F.     Batas-Batas Penjelajahan Ilmu
ilmu memulai penjelajahannnya pada pengalaman manusia dan berhenti di batas pengalaman manusia. Apakah ilmu mempelajari hal ihwal surga dan neraka? Jawabnya adalah tidak; sebab surga dan neraka berada di luar jangkauan pengalaman manusia. Baik hal-hal yang terjadi sebelum hidup kita, maupun apa-apa yang terjadi sesudah kematian kita, semua itu berada di luar penjelajahan ilmu.
Mengapa ilmu hanya membatasi daripada hal-hal yang berbeda dalam batas pengalaman kita? jawabnya terletak pada fungsi ilmu itu sendiri dalam kehidupan manusia: yakni sebagai alat pembantu manusia dalam menanggulangi masalah-masalah yang dihadapinya sehari-hari. Persoalan mengenai hari kemudian tidak akan kita nyatakan kepada ilmu, melainkan kepada agama, sebab agamalah pengetahuan yang mengkaji masalah-masalah seperti itu.

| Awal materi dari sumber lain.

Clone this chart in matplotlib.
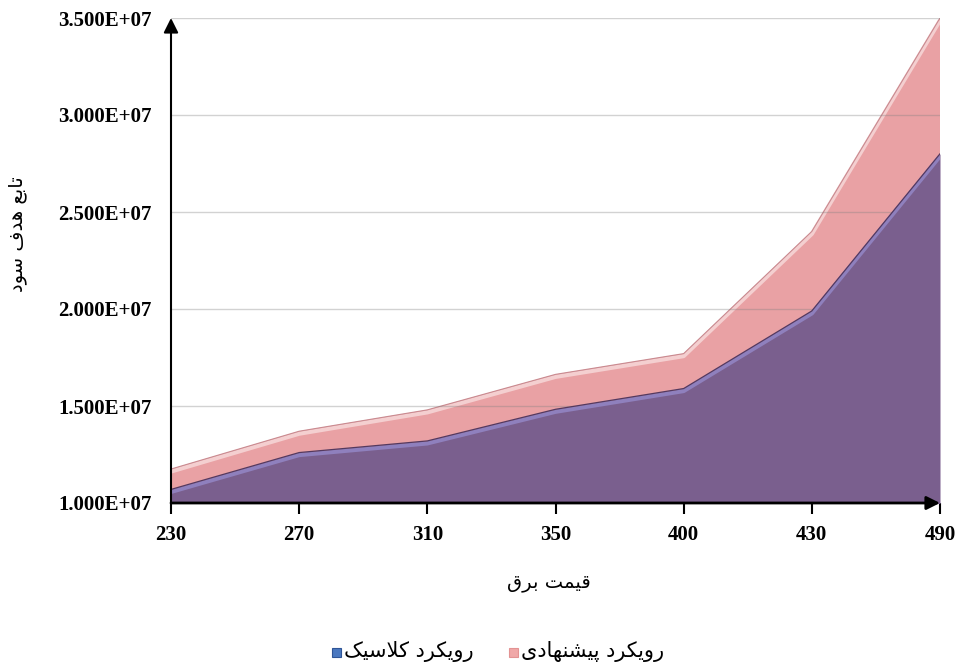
import matplotlib
matplotlib.use('Agg')
import matplotlib.pyplot as plt
import matplotlib.transforms as mtransforms
from matplotlib.patches import Rectangle
from matplotlib.ticker import FuncFormatter

# data
prices = ['230', '270', '310', '350', '400', '430', '490']
classic = [1.07e7, 1.26e7, 1.32e7, 1.483e7, 1.59e7, 1.99e7, 2.80e7]
proposed = [1.175e7, 1.37e7, 1.48e7, 1.663e7, 1.77e7, 2.40e7, 3.50e7]
yticks = [1.0e7, 1.5e7, 2.0e7, 2.5e7, 3.0e7, 3.5e7]

# persian text, pre-shaped presentation forms in logical order; reversed for display
ylab = '\uFE97\uFE8E\uFE91\uFECA \uFEEB\uFEAA\uFED1 \uFEB3\uFEEE\uFEA9'[::-1]
xlab = '\uFED7\uFEF4\uFEE4\uFE96 \uFE91\uFEAE\uFED5'[::-1]
lab_classic = '\uFEAD\uFEED\uFEF3\uFB91\uFEAE\uFEA9 \uFB90\uFEFC\uFEB3\uFEF4\uFB8F'[::-1]
lab_proposed = '\uFEAD\uFEED\uFEF3\uFB91\uFEAE\uFEA9 \uFB58\uFEF4\uFEB8\uFEE8\uFEEC\uFE8E\uFEA9\uFEEF'[::-1]

W, H = 959, 666
fig = plt.figure(figsize=(W / 100, H / 100), dpi=100)
ax = fig.add_axes([171 / W, (H - 503) / H, (940 - 171) / W, (503 - 18) / H])

x = list(range(len(prices)))
pink = '#e9a1a4'
purple = '#7a5f8e'

ax.fill_between(x, 0, proposed, color=pink, lw=0, zorder=1)
ax.plot(x, proposed, color='#c98a90', lw=0.8, zorder=1.2)
off = mtransforms.offset_copy(ax.transData, fig=fig, x=0, y=-2.5, units='dots')
ax.plot(x, proposed, color='#f4cfd0', lw=3, zorder=1.1, transform=off, solid_capstyle='butt')

for v in yticks[1:]:
    ax.axhline(v, color='gray', alpha=0.35, lw=1, zorder=1.5)

ax.fill_between(x, 0, classic, color=purple, lw=0, zorder=2)
ax.plot(x, classic, color='#8f80bd', lw=3, zorder=2.1, transform=off, solid_capstyle='butt')
ax.plot(x, classic, color='#54395f', lw=0.9, zorder=2.2)

ax.set_xlim(0, len(prices) - 1)
ax.set_ylim(1.0e7, 3.5e7)
for s in ax.spines.values():
    s.set_visible(False)

ax.set_xticks(x)
ax.set_xticklabels(prices)
ax.set_yticks(yticks)
ax.yaxis.set_major_formatter(FuncFormatter(lambda v, p: f'{v:.3E}'))
ax.tick_params(axis='y', length=0, pad=14)
ax.tick_params(axis='x', length=8, width=1.5, pad=8, direction='out')
for t in ax.get_xticklabels() + ax.get_yticklabels():
    t.set_fontfamily('Liberation Serif')
    t.set_fontweight('bold')
    t.set_fontsize(15)

# axes with arrow heads
ax.annotate('', xy=(0, 1), xytext=(0, 0), xycoords='axes fraction',
            arrowprops=dict(arrowstyle='-|>', color='black', lw=1.5, mutation_scale=22,
                            shrinkA=0, shrinkB=0), annotation_clip=False, zorder=5)
ax.annotate('', xy=(1, 0), xytext=(0, 0), xycoords='axes fraction',
            arrowprops=dict(arrowstyle='-|>', color='black', lw=2, mutation_scale=20,
                            shrinkA=0, shrinkB=0), annotation_clip=False, zorder=5)

fig.text(18 / W, 1 - 234 / H, ylab, rotation=90, ha='center', va='center',
         fontsize=14, family=['DejaVu Sans'])
fig.text(549 / W, 1 - 582 / H, xlab, ha='center', va='center',
         fontsize=14, family=['DejaVu Sans'])

# legend
ly = 1 - 652 / H
fig.add_artist(Rectangle((332 / W, 1 - 657 / H), 9 / W, 9 / H, transform=fig.transFigure,
                         facecolor='#4a78c0', edgecolor='#2f5597', lw=0.8))
fig.text(344 / W, ly, lab_classic, ha='left', va='center', fontsize=15, family=['DejaVu Sans'])
fig.add_artist(Rectangle((509 / W, 1 - 657 / H), 9 / W, 9 / H, transform=fig.transFigure,
                         facecolor='#f0a8a8', edgecolor='#e39393', lw=0.8))
fig.text(521 / W, ly, lab_proposed, ha='left', va='center', fontsize=15, family=['DejaVu Sans'])

fig.savefig('out.png', dpi=100)
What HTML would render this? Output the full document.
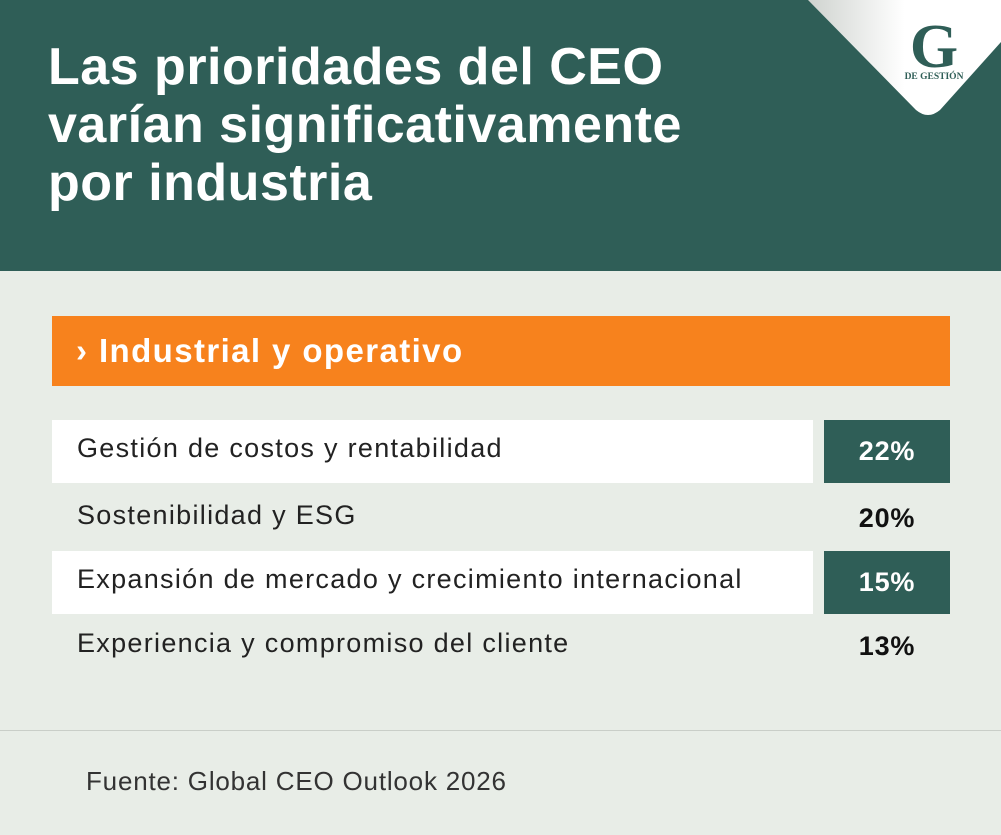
<!DOCTYPE html>
<html><head><meta charset="utf-8"><style>
body{margin:0;width:1001px;height:835px;background:#e8ede7;font-family:"Liberation Sans",sans-serif;position:relative;overflow:hidden}
.hdr{position:absolute;left:0;top:0;width:1001px;height:271px;background:#2f5e57}
.title{position:absolute;left:48px;top:38px;color:#fff;font-weight:bold;font-size:52px;line-height:58px;letter-spacing:0.5px}
.bar{position:absolute;left:52px;top:316px;width:898px;height:70px;background:#f7821d;color:#fff;font-weight:bold;font-size:33px;line-height:70px;box-sizing:border-box;padding-left:24px;letter-spacing:1.4px}
.row{position:absolute;left:52px;width:898px;height:63px}
.lbl{position:absolute;left:0;top:0;width:761px;height:63px;line-height:56px;font-size:27px;letter-spacing:1.3px;color:#222;padding-left:25px;box-sizing:border-box;white-space:nowrap}
.row.w .lbl{background:#fff}
.val{position:absolute;left:772px;top:0;width:126px;height:63px;line-height:63px;text-align:center;font-weight:bold;font-size:27px;letter-spacing:0.8px;color:#111}
.row.w .val{background:#2f5e57;color:#fff}
.line{position:absolute;left:0;top:730px;width:1001px;height:1px;background:#c9cec8}
.src{position:absolute;left:86px;top:766px;font-size:26px;letter-spacing:0.8px;color:#333}
</style></head><body>
<div class="hdr"></div>
<svg style="position:absolute;left:0;top:0" width="1001" height="130">
<defs><linearGradient id="g" x1="0" x2="1"><stop offset="0" stop-color="#cfd3cf"/><stop offset="0.5" stop-color="#fff"/></linearGradient></defs>
<path d="M808 0 L1001 0 L1001 42 L940 110 Q928 120 916 110 Z" fill="url(#g)"/>
<text x="934" y="67" text-anchor="middle" font-family="Liberation Serif,serif" font-weight="bold" font-size="62" fill="#2f5e57">G</text>
<text x="934" y="79" text-anchor="middle" font-family="Liberation Serif,serif" font-weight="bold" font-size="9.5" fill="#2f5e57">DE GESTIÓN</text>
</svg>
<div class="title">Las prioridades del CEO<br>varían significativamente<br>por industria</div>
<div class="bar">› Industrial y operativo</div>
<div class="row w" style="top:420px"><div class="lbl">Gestión de costos y rentabilidad</div><div class="val">22%</div></div>
<div class="row" style="top:487px"><div class="lbl">Sostenibilidad y ESG</div><div class="val">20%</div></div>
<div class="row w" style="top:551px"><div class="lbl">Expansión de mercado y crecimiento internacional</div><div class="val">15%</div></div>
<div class="row" style="top:615px"><div class="lbl">Experiencia y compromiso del cliente</div><div class="val">13%</div></div>
<div class="line"></div>
<div class="src">Fuente: Global CEO Outlook 2026</div>
</body></html>
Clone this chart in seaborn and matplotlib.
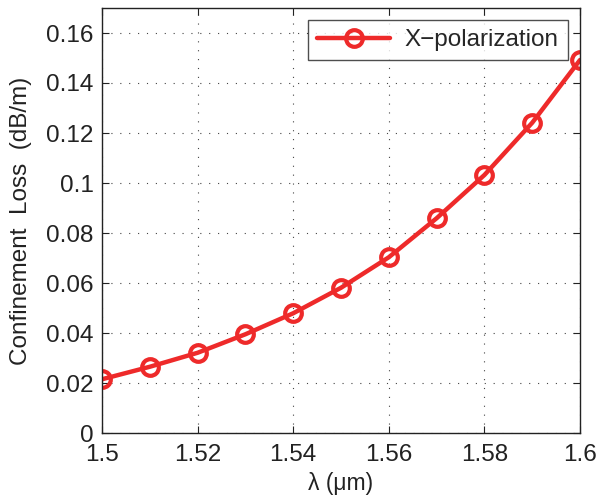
import matplotlib
matplotlib.use("Agg")
import matplotlib.pyplot as plt
import seaborn as sns
import pandas as pd

wavelength = [1.50, 1.51, 1.52, 1.53, 1.54, 1.55, 1.56, 1.57, 1.58, 1.59, 1.60]
loss = [0.0215, 0.0265, 0.0321, 0.0395, 0.0479, 0.0581, 0.0703, 0.0859, 0.1032, 0.1241, 0.1492]
series_name = "X\u2212polarization"
xticks = [1.50, 1.52, 1.54, 1.56, 1.58, 1.60]
xticklabels = ["1.5", "1.52", "1.54", "1.56", "1.58", "1.6"]
yticks = [0, 0.02, 0.04, 0.06, 0.08, 0.10, 0.12, 0.14, 0.16]
yticklabels = ["0", "0.02", "0.04", "0.06", "0.08", "0.1", "0.12", "0.14", "0.16"]

sns.set_theme(style="white")
plt.rcParams['font.family'] = ['Liberation Sans', 'DejaVu Sans']

df = pd.DataFrame({"wl": wavelength, "loss": loss, "series": series_name})

fig = plt.figure(figsize=(5.97, 5.00), dpi=100)
ax = fig.add_axes([0.171, 0.134, 0.8005, 0.85])

sns.lineplot(data=df, x="wl", y="loss", hue="series", palette=["#EE2A2A"],
             marker="o", markersize=12, markerfacecolor="none",
             markeredgewidth=3, markeredgecolor="#EE2A2A",
             linewidth=3.2, ax=ax)

ax.set_xlim(1.5, 1.6)
ax.set_ylim(0, 0.17)
ax.set_xticks(xticks)
ax.set_xticklabels(xticklabels)
ax.set_yticks(yticks)
ax.set_yticklabels(yticklabels)
ax.tick_params(direction="in", length=5, width=0.8, colors="#222222",
               labelsize=17.5, top=True, right=True, bottom=True, left=True)
ax.tick_params(axis="x", pad=8)
ax.tick_params(axis="y", pad=6)
for s in ax.spines.values():
    s.set_color("#222222")
    s.set_linewidth(1.0)
ax.grid(True, linestyle=(0, (1, 7)), color="#444444", linewidth=0.8)
ax.set_xlabel("\u03bb (\u03bcm)", fontsize=16.5, color="#222222", labelpad=4)
ax.set_ylabel("Confinement  Loss  (dB/m)", fontsize=17.5, color="#222222", labelpad=10)

leg = ax.legend(loc="upper right", fontsize=17.5, frameon=True, fancybox=False,
                edgecolor="#222222", handlelength=3.0, borderpad=0.38,
                handletextpad=0.6, borderaxespad=0,
                bbox_to_anchor=(0.975, 0.972))
leg.get_frame().set_linewidth(1.0)

fig.savefig("out.png", dpi=100, facecolor="white")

Ilmu membatasi lingkup penjelajahannya pada batas pengalaman manusia juga disebabkan metode yang dipergunakan dalam menyusun yang telah teruji kebenarannya secara empiris. Sekiranya ilmu memasukkan daerah di luar batas pengalaman empirisnya, bagaimana kita melakukan pembuktian secara metodologis? bukankah hal ini merupakan suatu kontradiksi yang menghilangkan keahlian metode ilmiah?
Kalau begitu maka sempit sekali batas jelajahan ilmu, kata seorang, Cuma sepotong dari sekian permasalahan kehidupan. Memang demikian, jawab filsuf ilmu, bahkan dalam batas pengalaman manusia pun, ilmu hanya berwenang dalam menentukan benar atau salahnya suatu pernyataan. Tentang baik dan buruk, semua (termasuk ilmu) berpaling kepada sumber-sumber moral; tentang indah dan jelek, semua (termasuk ilmu) berpaling kepada pengkajian estetik. Ilmu tanpa (bimbingan moral) agama adalah buta, demikian kata Einstein.
Dengan makin sempitnya daerah penjelajahan suatu bidang keilmuan maka sering sekali diperlukan “pandangan” dari disiplin-disiplin lain. Saling pandang-memandang ini, atau dalam bahasa protokolnya pendekatan multi-disipliner, membutuhkan pengetahuan tentang tetangga-tetangga yang berdekatan. Artinya harus jelas bagi semua: di mana disiplin seseorang berhenti dan di mana disiplin orang lain mulai. Tanpa kejelasan batas-batas ini maka pendekatan multidisipliner tidak akan bersifat konstruktif melainkan berubah menjadi sengketa kapling (yang sering terjadi akhir-akhir ini).